Great idea. I'm sure you could warm up the wet paper towel as well.


----------



## 92hatchattack

I just wiped dont the inside on my 20 count humi with distilled water, threw in my foam humi and stuck in a soda bottle cap filled with distilled water. My humi was holding at 70% in under 24 hours.

Has anyone tried sticking a shotglass full of piping hot water in their humi? I just did this test in some tupperware and got imediate 80% humidity within seconds... LOL


----------



## DSturg369

The advantage of using a shot glass is that the humidity is adsorbed slooooooooly. Too fast and the thin cedar laminate will possibly bulge and/or warp. At worst, it could separate from the interior altogether. With all things cigars, slower is better.

And once again for the record.......... Never, never, NEVER wipe down the interior. This is seriously a disaster in the making.


----------



## DBCcigar

I get a wet cloth with distilled water and wipe ALL the wood down (I.E. Bottom, Inner Lid, Edges, and Trays) I've never had a problem with this method in 17 years. I don't use a shot glass with water or anything else.... My cigars are ready to go in a couple of hours later....


----------



## DSturg369

The only valid reason for wiping the interior would be to remove possible dust or similar. If it's worked for you, all I can add is that you've been very lucky. 

Once the cedar absorbs a set amount of moisture it can no longer do what it is meant to do, which is to absorb the excess humidity and release it, as needed. If you apply direct moisture to the bare cedar you're killing half the cedar's worth.


----------



## pontiacbird

I think people will do what they feel is best, but personally, I believe that you can't force-feed the wood to absorb the moisture, but the best way to do this naturally would be to increase the surface area of the object you decide to use.
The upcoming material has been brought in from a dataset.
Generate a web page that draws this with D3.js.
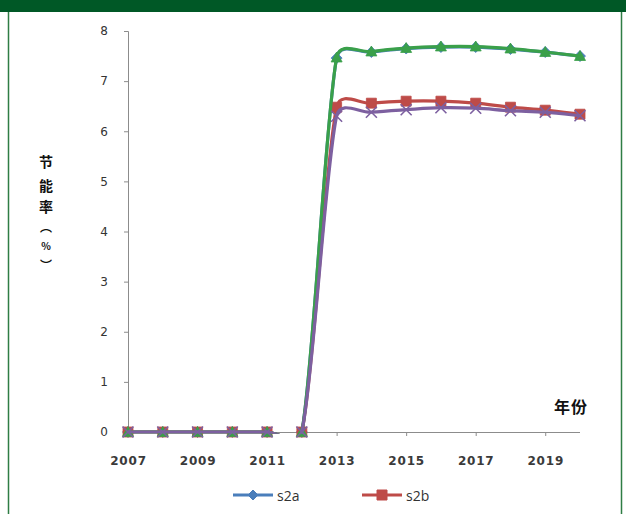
<!DOCTYPE html>
<html>
<head>
<meta charset="utf-8">
<script src="https://cdn.jsdelivr.net/npm/d3@7"></script>
<style>
  html, body { margin: 0; padding: 0; background: #fff; }
  svg { display: block; }
</style>
</head>
<body>
<script>
// Years on the category axis
const years = [2007, 2008, 2009, 2010, 2011, 2012, 2013, 2014, 2015, 2016, 2017, 2018, 2019, 2020];
const yearLabels = [2007, 2009, 2011, 2013, 2015, 2017, 2019];
const yTicks = [0, 1, 2, 3, 4, 5, 6, 7, 8];

// Energy-saving rate (%) per scenario
const s2a = [0, 0, 0, 0, 0, 0, 7.46, 7.58, 7.65, 7.68, 7.68, 7.64, 7.58, 7.50];
const s2b = [0, 0, 0, 0, 0, 0, 6.48, 6.56, 6.60, 6.60, 6.56, 6.48, 6.42, 6.34];
const s2c = [0, 0, 0, 0, 0, 0, 7.47, 7.59, 7.66, 7.69, 7.69, 7.65, 7.58, 7.50];
const s2d = [0, 0, 0, 0, 0, 0, 6.30, 6.38, 6.43, 6.47, 6.46, 6.41, 6.38, 6.31];

const seriesNames = ["s2a", "s2b", "s2c", "s2d"];
const seriesValues = [s2a, s2b, s2c, s2d];
const seriesColors = ["#4a7ebb", "#be4b48", "#3aa04a", "#7d60a0"];
const seriesMarkers = ["diamond", "square", "triangle", "cross"];
const legendNames = ["s2a", "s2b"];

const W = 626, H = 514;
const svg = d3.select("body").append("svg").attr("width", W).attr("height", H);

// Frame: dark green header band and thin side rules
svg.append("rect").attr("x", 0).attr("y", 0).attr("width", W).attr("height", 12).attr("fill", "#005826");
svg.append("line").attr("x1", 8.5).attr("x2", 8.5).attr("y1", 12).attr("y2", H).attr("stroke", "#2f7d44").attr("stroke-width", 1.5);
svg.append("line").attr("x1", 621.5).attr("x2", 621.5).attr("y1", 12).attr("y2", H).attr("stroke", "#2f7d44").attr("stroke-width", 1.5);

const x = d3.scalePoint().domain(years).range([128, 580]);
const y = d3.scaleLinear().domain([0, 8]).range([432, 31]);

// Lines are clipped to the plot area; markers are not
svg.append("defs").append("clipPath").attr("id", "plot-clip")
  .append("rect").attr("x", 100).attr("y", 20).attr("width", 500).attr("height", y(0) + 1.7 - 20);

const tickFont = "'DejaVu Sans', sans-serif";

// Y axis
const yAxis = svg.append("g").attr("transform", "translate(128,0)")
  .call(d3.axisLeft(y).tickValues(yTicks).tickSize(4).tickPadding(16).tickFormat(d3.format("d")));
yAxis.select(".domain").attr("stroke", "#8c8c8c").attr("d", "M-4,31.5H0.5V432");
yAxis.selectAll(".tick line").attr("stroke", "#8c8c8c");
yAxis.selectAll(".tick text").attr("font-family", tickFont).attr("font-size", 12).attr("fill", "#333");

// X axis
const xAxis = svg.append("g").attr("transform", "translate(0,432)")
  .call(d3.axisBottom(x).tickValues(yearLabels).tickSize(4).tickPadding(20).tickFormat(d3.format("d")));
xAxis.select(".domain").attr("stroke", "#8c8c8c").attr("d", "M128,0.5H580");
xAxis.selectAll(".tick line").attr("stroke", "#8c8c8c");
xAxis.selectAll(".tick text").attr("font-family", tickFont).attr("font-size", 12)
  .attr("font-weight", "bold").attr("fill", "#3a3a3a").attr("letter-spacing", 0.8);

// Y axis title, stacked one glyph per row
const yTitle = ["节", "能", "率", "︵", "%", "︶"];
const yTitlePos = [161, 185, 206, 226, 245, 264];
const yTitleSize = [14, 14, 14, 12, 10, 12];
svg.append("text")
  .attr("text-anchor", "middle").attr("dominant-baseline", "central")
  .attr("font-family", "'Noto Sans CJK SC', sans-serif")
  .attr("font-weight", "bold").attr("fill", "#111")
  .selectAll("tspan").data(yTitle).join("tspan")
  .attr("x", 46).attr("y", (d, i) => yTitlePos[i])
  .attr("font-size", (d, i) => yTitleSize[i])
  .text(d => d);

svg.append("text").attr("x", 571).attr("y", 406).attr("text-anchor", "middle")
  .attr("dominant-baseline", "central")
  .attr("font-family", "'Noto Sans CJK SC', sans-serif").attr("font-weight", "bold")
  .attr("font-size", 16).attr("fill", "#111").attr("letter-spacing", 1).text("年份");

// Marker shapes
function markerPath(kind, s) {
  if (kind === "diamond") return `M0,${-s}L${s},0L0,${s}L${-s},0Z`;
  if (kind === "square") return `M${-s},${-s}H${s}V${s}H${-s}Z`;
  if (kind === "triangle") return `M0,${-s}L${s},${s * 0.8}H${-s}Z`;
  return `M${-s},${-s}L${s},${s}M${s},${-s}L${-s},${s}`;
}

// Spreadsheet-style smoothed line: cubic Bezier segments whose control
// arms are 1/6 of the neighbour chord, capped at half the segment length.
function smoothPath(pts) {
  const p = d3.path();
  const n = pts.length;
  const dist = (a, b) => Math.hypot(b[0] - a[0], b[1] - a[1]);
  p.moveTo(pts[0][0], pts[0][1]);
  for (let i = 0; i < n - 1; i++) {
    const p0 = pts[Math.max(i - 1, 0)], p1 = pts[i], p2 = pts[i + 1], p3 = pts[Math.min(i + 2, n - 1)];
    const d12 = dist(p1, p2), d02 = dist(p0, p2), d13 = dist(p1, p3);
    let f1 = 1 / 6, f2 = 1 / 6;
    if (d02 / 6 >= d12 / 2) f1 = d12 / (2 * d02);
    if (d13 / 6 >= d12 / 2) f2 = d12 / (2 * d13);
    const c1 = [p1[0] + (p2[0] - p0[0]) * f1, p1[1] + (p2[1] - p0[1]) * f1];
    const c2 = [p2[0] - (p3[0] - p1[0]) * f2, p2[1] - (p3[1] - p1[1]) * f2];
    p.bezierCurveTo(c1[0], c1[1], c2[0], c2[1], p2[0], p2[1]);
  }
  return p.toString();
}

seriesValues.forEach((vals, k) => {
  const g = svg.append("g").attr("class", "series-" + seriesNames[k]);
  const pts = vals.map((v, i) => [x(years[i]), y(v)]);
  g.append("path").attr("d", smoothPath(pts))
    .attr("clip-path", "url(#plot-clip)")
    .attr("fill", "none").attr("stroke", seriesColors[k]).attr("stroke-width", 3.2)
    .attr("stroke-linejoin", "round");
  g.selectAll("path.mk").data(vals).join("path").attr("class", "mk")
    .attr("transform", (d, i) => `translate(${x(years[i])},${y(d)})`)
    .attr("d", markerPath(seriesMarkers[k], seriesMarkers[k] === "square" ? 5 : 5.5))
    .attr("fill", seriesMarkers[k] === "cross" ? "none" : seriesColors[k])
    .attr("stroke", seriesColors[k])
    .attr("stroke-width", seriesMarkers[k] === "cross" ? 1.6 : 0.8);
});

// Legend
const legendX = [233, 362];
legendNames.forEach((name, k) => {
  const g = svg.append("g").attr("transform", `translate(${legendX[k]},495)`);
  g.append("line").attr("x1", 0).attr("x2", 40).attr("stroke", seriesColors[k]).attr("stroke-width", 3);
  g.append("path").attr("transform", "translate(20,0)")
    .attr("d", markerPath(seriesMarkers[k], 5))
    .attr("fill", seriesColors[k]).attr("stroke", seriesColors[k]);
  g.append("text").attr("x", 44).attr("y", 0).attr("dominant-baseline", "central")
    .attr("font-family", "'Open Sans', sans-serif").attr("font-size", 14).attr("fill", "#333")
    .text(name);
});
</script>
</body>
</html>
I think we are beating a dead horse, but I'd say, _instead_ of a shotglass of distilled water, maybe a _large pan_ of distilled water would make the process quicker (w/o heating the water). *IMO*, increased surface area would intuitively increase the rate of absorbtion into the airspace, and finally the wood, right :ask:.


----------



## Richm20

I don’t get why everyone uses distilled water for seasoning the humi . Distilled water is a must for your humidifying unit, but if you are going to let it evaporate, there is no need for distilled.


----------



## Mr. M

My first, and soon to be backup humidor I got from Cuban Crafters and it has been gem for 5 years. I wiped the inside down when I first got it and left a soaked sponge in there for a couple days. 

It's performed flawlessly for this whole time.

That said, it has become time to get a larger box.

I got a GREAT deal on a 160 cigar Diamond Crown Windsor. VERY attractive humidor, perfect seal, and just the right size.

In the Diamond Crown insert it says SPECIFICALLY to wipe down the entire interior, including trays and dividers with a brand new sponge and distilled water.

The instructions to season it are more or less exactly what I did with my first humi.

I'm expecting a long, happy relationship with the Windsor.


----------



## DSturg369

Richm20 said:


> I don't get why everyone uses distilled water for seasoning the humi . Distilled water is a must for your humidifying unit, but if you are going to let it evaporate, there is no need for distilled.


The reason for using distilled water is because even though the hard elements such as metals and other solids will remain in the container after the liquid itself evaporates, non-hard elements such as chlorine and whatever else you may have in your local water source will also evaporate and will adhere itself into the pours of the humidor lining and every crack/crevice therein and can create a multitude of problems such as corroded henge's and metal parts as well as give your cigars a metallic taste in the future.


----------



## pontiacbird

I have realized that bringing up the humidity so high (95%) made my humidor useless for about 2 weeks. I finally got it to the lower 70s percent.

:rotfl:


----------



## docruger

i used the shot glass in my 300 count and it worked great in about 36 hrs


----------